# Surge verse riots? Anyone driving?



## Mark h Silvernail (Jan 12, 2018)

City has curfew though high surge? Trying to figure out risk verse damage? I drove last night though had to call passengers to see where they were going and cancelled a few due to protests and chance of damage. Anyone driving?


----------



## Mash Ghasem (Jan 12, 2020)

18 minutes into the Los Angeles curfew, and this:


----------



## Tony73 (Oct 12, 2016)

Some cities are starting to shutdown U/L during curfew hours.
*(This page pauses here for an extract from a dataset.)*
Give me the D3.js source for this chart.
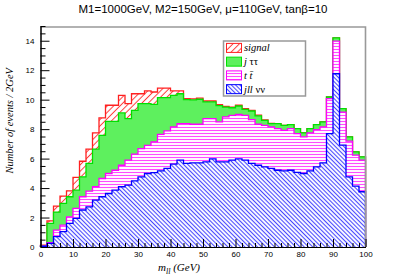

NYC did it today.


----------



## tohunt4me (Nov 23, 2015)

Yes.
A few people WERE driving . . .

I don't think they are driving now . . .


----------



## Tony73 (Oct 12, 2016)

tohunt4me said:


> Yes.
> A few people WERE driving . . .
> 
> I don't think they are driving now . . .
> ...


Does Uber insurance cover riot related accidents? Might want to check on that before driving.


----------



## rondog2400 (Jul 28, 2019)

I Have been driving everyday and making big money on only 10 trips a day or night , Night nobody will tip though but the surges are as high as $14.00 , some are $6.00 , I have been making all my money off promotions

I had to throw a guy out on 15th and Jfk , he was getting dressed in my back seat going to loot.. I heard him talking to his buddies then he mentioned i can't rob the uber driver cause they have my credit card , I said trip is over buddy , I'm not going down 15th and walnut , he jumped out.
my rides have been from $15 to $32 each trip


----------



## Mark h Silvernail (Jan 12, 2018)

rondog2400 said:


> I Have been driving everyday and making big money on only 10 trips a day or night , Night nobody will tip though but the surges are as high as $14.00 , some are $6.00 , I have been making all my money off promotions
> 
> I had to throw a guy out on 15th and Jfk , he was getting dressed in my back seat going to loot.. I heard him talking to his buddies then he mentioned i can't rob the uber driver cause they have my credit card , I said trip is over buddy , I'm not going down 15th and walnut , he jumped out.
> my rides have been from $15 to $32 each trip


Wow It shows who is protesting and who is rioting


----------



## Mash Ghasem (Jan 12, 2020)

Mark h Silvernail said:


> Wow It shows who is protesting and who is rioting


It has become far too obvious that the looters are questionable. There's got to be a conspiracy behind it, too many coincidences and questionable situations.


----------



## rondog2400 (Jul 28, 2019)

I did 14 rides last night and pulled in $250.00 , the surges where huge


----------



## Mash Ghasem (Jan 12, 2020)

No drivers in sight right now... just scooters.


----------